Greyt Inspirations Life

A little about our life, our business and our pets.

New cancer drug may help dogs, humans

The weekend was absolutely beautiful here.  The sun was shining, the temperatures were warm, the new calves were out in the field across the street.  And I had to spend this great weekend inside working on a project that was due today.  That’s the way it goes sometimes.  On the bright side, I did learn a lot about canine health which is what I was researching and writing about.



On the subject of canine health, I just read a heartbreaking message on one of my e-mail lists from a woman whose dog has recently been diagnosed with osteosarcoma in his shoulder.  The prognosis isn’t good and she was hoping someone had had some success with alternative medicine — at least more success than with chemo or surgery.


Cancer is a devastating disease in dogs, as in humans.  It is, in fact, the biggest disease killer of dogs.  I just read the figure that an estimated six million pet dogs per year are diagnosed with cancer in one form or another.


There’s an encouraging story in the news today about a breakthrough in cancer treatment.  It involves a dog but it may have applications for both dogs and humans later.  Researchers love to study tumors and cancer in dogs because cancer occurs spontaneously in dogs, just as it does in humans.  It’s not like labratory mice which are virtually bred to get cancer so they can be studied.  The DNA of dogs and humans is also closer in some ways, and so are the diseases we get, so researches can study a disease in dogs or humans and be fairly certain that their conclusions will apply to the other species.


Here’s the story about Oscar and the new cancer-fighting drug:




Oscar the Miracle Dog




‘Miracle Dog’ Beats Aggressive Cancer

Cancer-Fighting Drug Works in Dogs; Can It Do the Same for People?

By Kelli Miller Stacy

WebMD Health News

Reviewed by Louise Chang, MD

March 23, 2009 — Researchers with the Cleveland Clinic have successfully treated cancer in dogs without toxic side effects or discomfort. The feat could soon lead to a powerful new strategy for treating the disease in people.


Joseph A. Bauer, PhD, with the Center for Hematology & Oncology Molecular Therapeutics at the Cleveland Clinic, detailed the extraordinary achievement at the 237th national meeting of the American Chemical Society in Salt Lake City.


Bauer’s team’s success story begins with a “miracle dog” named Oscar, a 10-year-old male Bichon Frise stricken with an extremely aggressive form of cancer called anal sac adenocarcinoma. Chemotherapy and radiation failed to treat the dog’s disease, which left him unable to walk. Oscar had about 3 months left to live.

That’s when Bauer and colleagues gave him an innovative cancer-killing drug called nitrosylcobalamin (NO-Cbl).

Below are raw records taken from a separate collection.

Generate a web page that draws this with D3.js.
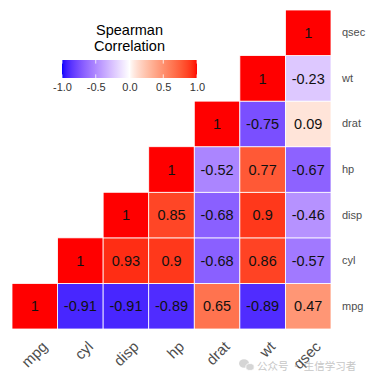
<!DOCTYPE html>
<html>
<head>
<meta charset="utf-8">
<script src="https://cdn.jsdelivr.net/npm/d3@7"></script>
<style>
  html, body { margin: 0; padding: 0; background: #fff; }
  svg { display: block; font-family: "Liberation Sans", Arial, Helvetica, sans-serif; }
</style>
</head>
<body>
<svg id="chart" width="371" height="380"></svg>
<script>
// ---- data ----
const variables = ["mpg", "cyl", "disp", "hp", "drat", "wt", "qsec"];
// Spearman correlations of each row variable with itself and the variables after it
const rowMpg  = [1, -0.91, -0.91, -0.89, 0.65, -0.89, 0.47];
const rowCyl  = [1, 0.93, 0.9, -0.68, 0.86, -0.57];
const rowDisp = [1, 0.85, -0.68, 0.9, -0.46];
const rowHp   = [1, -0.52, 0.77, -0.67];
const rowDrat = [1, -0.75, 0.09];
const rowWt   = [1, -0.23];
const rowQsec = [1];
const legendTicks = [-1.0, -0.5, 0.0, 0.5, 1.0];
const legendTitle = ["Spearman", "Correlation"];
const watermark = "公众号 · 生信学习者";

const rows = [rowMpg, rowCyl, rowDisp, rowHp, rowDrat, rowWt, rowQsec];
const cells = [];
rows.forEach((vals, i) => {
  vals.forEach((v, k) => {
    cells.push({ row: variables[i], col: variables[i + k], value: v });
  });
});

// ---- scales ----
const svg = d3.select("#chart");
const x = d3.scaleBand().domain(variables).range([12, 331]);
const y = d3.scaleBand().domain(variables.slice().reverse()).range([10, 329]);

const toBlue = d3.interpolateLab("#ffffff", "#0000ff");
const toRed = d3.interpolateLab("#ffffff", "#ff0000");
const color = v => v < 0 ? toBlue(-v) : toRed(Math.pow(v, 0.8));

// ---- cells ----
svg.append("g").selectAll("rect").data(cells).join("rect")
  .attr("x", d => x(d.col))
  .attr("y", d => y(d.row))
  .attr("width", x.bandwidth())
  .attr("height", y.bandwidth())
  .attr("fill", d => color(d.value))
  .attr("stroke", "#ffffff")
  .attr("stroke-width", 0.8);

svg.append("g").selectAll("text").data(cells).join("text")
  .attr("x", d => x(d.col) + x.bandwidth() / 2)
  .attr("y", d => y(d.row) + y.bandwidth() / 2)
  .attr("dy", "0.36em")
  .attr("text-anchor", "middle")
  .attr("font-size", "14.5px")
  .attr("fill", "#111")
  .text(d => String(d.value));

// ---- axes ----
const yAxis = svg.append("g")
  .attr("transform", "translate(331,0)")
  .call(d3.axisRight(y).tickSize(0).tickPadding(11));
yAxis.select(".domain").remove();
yAxis.selectAll("text")
  .attr("font-size", "11px")
  .attr("fill", "#4d4d4d")
  .attr("font-family", "'Liberation Sans', Arial, sans-serif");

// x labels, rotated 45 degrees, right/top-justified at the tick
const xAxis = svg.append("g").attr("class", "x-labels");
xAxis.selectAll("text").data(x.domain()).join("text")
  .attr("transform", d => `translate(${x(d) + x.bandwidth() / 2 + 6},340) rotate(-45)`)
  .attr("x", 0).attr("y", 0)
  .attr("text-anchor", "end")
  .attr("dy", "0.72em")
  .attr("font-size", "15px")
  .attr("fill", "#4d4d4d")
  .text(d => d);

// ---- legend ----
const lx = d3.scaleLinear().domain([-1, 1]).range([62, 197]);
const grad = svg.append("defs").append("linearGradient").attr("id", "cbar")
  .attr("x1", "0%").attr("x2", "100%").attr("y1", "0%").attr("y2", "0%");
d3.range(0, 81).forEach(i => {
  grad.append("stop").attr("offset", (i / 80 * 100) + "%").attr("stop-color", color(-1 + i / 40));
});
const barTop = 60, barH = 18;
svg.append("rect")
  .attr("x", lx(-1)).attr("y", barTop)
  .attr("width", lx(1) - lx(-1)).attr("height", barH)
  .attr("fill", "url(#cbar)");
const tickG = svg.append("g");
legendTicks.forEach(t => {
  tickG.append("line").attr("x1", lx(t)).attr("x2", lx(t))
    .attr("y1", barTop).attr("y2", barTop + 3.6)
    .attr("stroke", "#fff").attr("stroke-width", 0.8);
  tickG.append("line").attr("x1", lx(t)).attr("x2", lx(t))
    .attr("y1", barTop + barH - 3.6).attr("y2", barTop + barH)
    .attr("stroke", "#fff").attr("stroke-width", 0.8);
});
const lAxis = svg.append("g")
  .attr("transform", `translate(0,${barTop + barH})`)
  .call(d3.axisBottom(lx).tickValues(legendTicks).tickSize(0).tickPadding(5)
    .tickFormat(d => d.toFixed(1)));
lAxis.select(".domain").remove();
lAxis.selectAll("text")
  .attr("font-size", "11px")
  .attr("fill", "#333")
  .attr("font-family", "'Liberation Sans', Arial, sans-serif");

svg.append("g").selectAll("text").data(legendTitle).join("text")
  .attr("x", (lx(-1) + lx(1)) / 2)
  .attr("y", (d, i) => 35 + i * 15.5)
  .attr("text-anchor", "middle")
  .attr("font-size", "14.5px")
  .attr("fill", "#000")
  .text(d => d);

// ---- watermark ----
const wm = svg.append("g").attr("opacity", 0.75);
wm.append("ellipse").attr("cx", 244).attr("cy", 363.5).attr("rx", 5).attr("ry", 4.2).attr("fill", "#c8c8c8");
wm.append("ellipse").attr("cx", 250).attr("cy", 367).attr("rx", 4.2).attr("ry", 3.5).attr("fill", "#c8c8c8").attr("stroke", "#fff").attr("stroke-width", 0.8);
wm.append("text").attr("x", 257).attr("y", 369.5)
  .attr("font-size", "10.5px")
  .attr("font-family", "'Noto Sans CJK SC', sans-serif")
  .attr("fill", "#b4b4b4")
  .text(watermark);
</script>
</body>
</html>
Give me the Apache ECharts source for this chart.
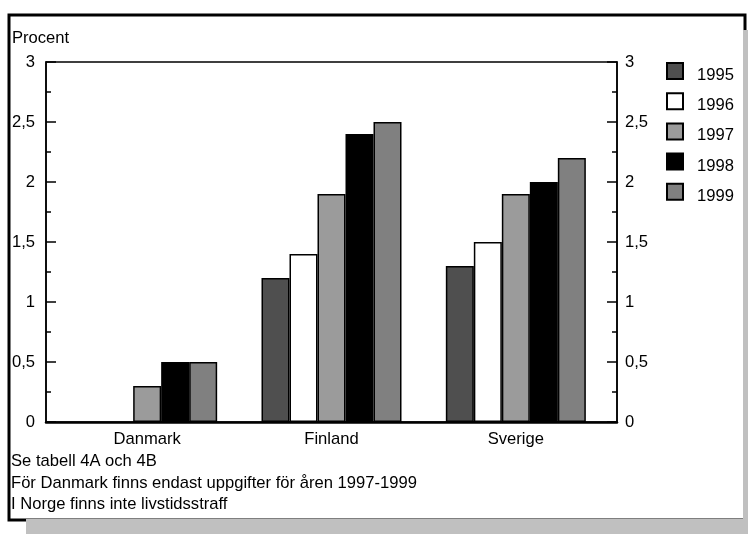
<!DOCTYPE html>
<html>
<head>
<meta charset="utf-8">
<script src="https://cdn.jsdelivr.net/npm/echarts@6/dist/echarts.min.js"></script>
<style>
  html, body { margin: 0; padding: 0; background: #fff; }
  #main { width: 748px; height: 534px; }
</style>
</head>
<body>
<div id="main"></div>
<script>
const countries = ["Danmark", "Finland", "Sverige"];
const years = ["1995", "1996", "1997", "1998", "1999"];
const v1995 = [null, 1.2, 1.3];
const v1996 = [null, 1.4, 1.5];
const v1997 = [0.3, 1.9, 1.9];
const v1998 = [0.5, 2.4, 2.0];
const v1999 = [0.5, 2.5, 2.2];
const colors = ["#4f4f4f", "#ffffff", "#9b9b9b", "#000000", "#808080"];
const notes = [
  "Se tabell 4A och 4B",
  "För Danmark finns endast uppgifter för åren 1997-1999",
  "I Norge finns inte livstidsstraff"
];

const font = "Liberation Sans, Arial, sans-serif";
const fs = 16.6;
const values = [v1995, v1996, v1997, v1998, v1999];

const yAxisBase = {
  type: "value",
  gridIndex: 0,
  min: 0,
  max: 3,
  interval: 0.5,
  splitLine: { show: false },
  axisLine: { show: true, lineStyle: { color: "#000", width: 1.5 } },
  axisTick: { show: true, inside: true, length: 10, lineStyle: { color: "#000", width: 1.5 } },
  minorTick: { show: true, splitNumber: 2, length: 5, lineStyle: { color: "#000", width: 1.5 } },
  axisLabel: {
    color: "#000",
    fontSize: fs,
    fontFamily: font,
    formatter: (v) => String(v).replace(".", ",")
  }
};

const option = {
  backgroundColor: "#fff",
  animation: false,
  graphic: [
    { type: "rect", shape: { x: 9, y: 15, width: 736, height: 505 },
      style: { fill: "#fff", stroke: "#000", lineWidth: 3 }, z: -10 },
    { type: "rect", shape: { x: 743, y: 30, width: 5, height: 504 },
      style: { fill: "#c0c0c0" }, z: -5 },
    { type: "rect", shape: { x: 26, y: 519, width: 722, height: 15 },
      style: { fill: "#c0c0c0" }, z: -5 },
    { type: "text", left: 12, top: 30,
      style: { text: "Procent", fontSize: fs, fontFamily: font, fill: "#000" } },
    ...notes.map((t, i) => ({
      type: "text", left: 11, top: 453 + i * 21.5,
      style: { text: t, fontSize: fs, fontFamily: font, fill: "#000" }
    }))
  ],
  legend: years.map((y, i) => ({
    data: [y],
    left: 661,
    top: 57 + i * 30.2,
    icon: "rect",
    itemWidth: 16,
    itemHeight: 16,
    formatter: "{s| }{y|{name}}",
    textStyle: {
      color: "#000",
      padding: [0, 0, 0, 8],
      rich: {
        s: { height: 26, width: 1, fontSize: fs },
        y: { verticalAlign: "bottom", lineHeight: 18, fontSize: fs, fontFamily: font, color: "#000" }
      }
    }
  })),
  grid: [
    { left: 46, right: 131, top: 62, bottom: 112,
      show: true, borderColor: "#000", borderWidth: 1.5 },
    { left: 55, right: 140, top: 62, bottom: 112 }
  ],
  xAxis: [
    {
      type: "value",
      gridIndex: 0,
      min: 0,
      max: 1,
      splitLine: { show: false },
      axisLine: { show: true, lineStyle: { color: "#000", width: 2.5 } },
      axisTick: { show: false },
      axisLabel: { show: false }
    },
    {
      type: "category",
      gridIndex: 1,
      data: countries,
      axisLine: { show: false },
      axisTick: { show: false },
      axisLabel: { color: "#000", fontSize: fs, fontFamily: font, margin: 9 }
    }
  ],
  yAxis: [
    Object.assign({}, yAxisBase, { position: "left", axisLabel: Object.assign({}, yAxisBase.axisLabel, { margin: 11 }) }),
    Object.assign({}, yAxisBase, { position: "right", axisLabel: Object.assign({}, yAxisBase.axisLabel, { margin: 8 }) }),
    { type: "value", gridIndex: 1, min: 0, max: 3, show: false }
  ],
  series: years.map((y, i) => ({
    name: y,
    type: "bar",
    xAxisIndex: 1,
    yAxisIndex: 2,
    data: values[i],
    barWidth: 28,
    barGap: "0%",
    itemStyle: { color: colors[i], borderColor: "#000", borderWidth: 1.5 }
  }))
};

const myChart = echarts.init(document.getElementById("main"));
myChart.setOption(option);
</script>
</body>
</html>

Within two weeks, Oscar’s cancer significantly improved and he was back on his feet.


‘Trojan Horse’ Kills Cancer

The NO-Cbl drug targets cancer cells like a biological “Trojan horse.” A Trojan horse is a damage-causing substance hidden in something apparently harmless.

In this case, the drug is made of a cancer-killing substance called nitric oxide, which is attached to vitamin B12. Substances called receptors on a cell’s surface attract the vitamin and help it enter the cell. Cancer cells grow abnormally fast with extra B12 receptors. NO-Cbl spots these receptors, sneaks into cancer cells, and releases the nitric oxide, which kills the cancer cells from within…


“We are one of the few research groups that is offering to treat dogs with cancer that otherwise have no hope,” Bauer says. “With no other options available, most people in this situation opt to euthanize so that their pets don’t go through the pain of disease and trauma of surgery.”


Bauer, a dog owner, says his research is “one of the most rewarding things I’ve ever done in my life.”